LECTURE 1: What Does It Take to Know Music?

What Does It Take to Know Music? Listen, Just Listen!


If I were to rank all the materials in the course, music itself (not words about music) tops the list. Why? Without music, there really isn't much point in talking about it.

Also, one of the objectives of the entire course is to develop advanced listening skills. The listening examples that you encounter in each module are designed to help achieve this goal. Listen to the examples more than once. Forget about multi-tasking and go old school for a minute. Focus only on what you are hearing. Avoid dividing your attention among other tasks or activities.

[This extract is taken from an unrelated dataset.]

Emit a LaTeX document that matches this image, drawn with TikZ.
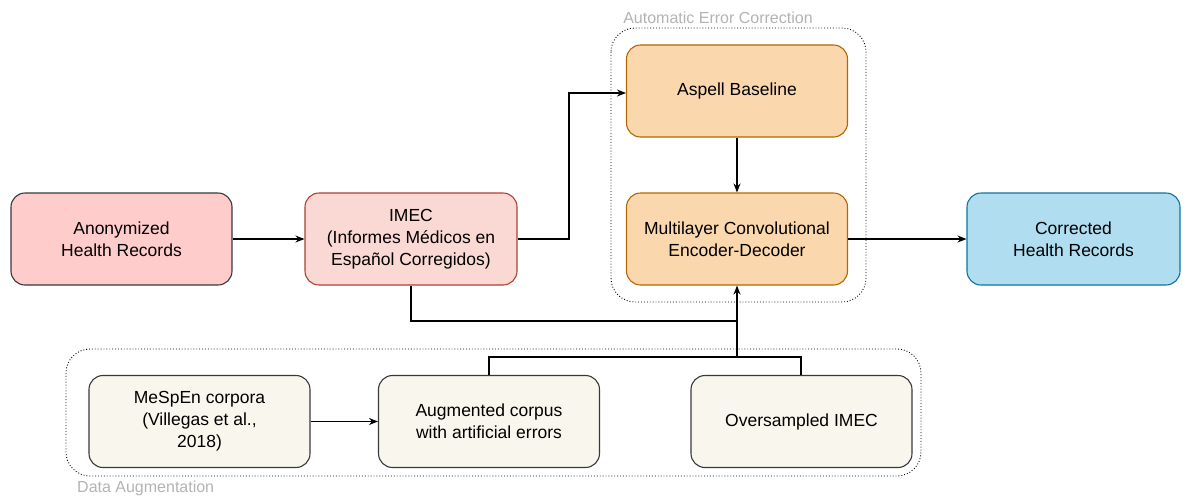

When you listen to the music examples, think of this activity as a listening session and assign yourself enough time to complete it in a relaxed manner. I suggest you listen to the music example first, without any goals or objectives in mind. That's normal at any level, pros and amateurs alike. Then listen again for whatever the assignment specifically asks you to focus upon. In this way, throughout the course, you will learn how to listen for specific things in music, and that is an important step in appreciating and understanding music.

 

A Musician's Insight: Musician's train their "ears" throughout their career by careful listening to music. The better musicians arrive at a point where they use their "intuitive ear," (a rather unscientific term) rather than the conscious parts of the brain, to decide on whether or not a passage or musical idea sounds good, even though these may break the traditional rules of music. When a musician can rely successfully on that intuitive ear, he or she has stepped up to a new plateau in one's musical journey. Sometimes the best way to approach composing is not to think in terms of what will satisfy the popular audience, but what sounds good to one's ear. Sometimes, that is the difference between art vs. entertainment.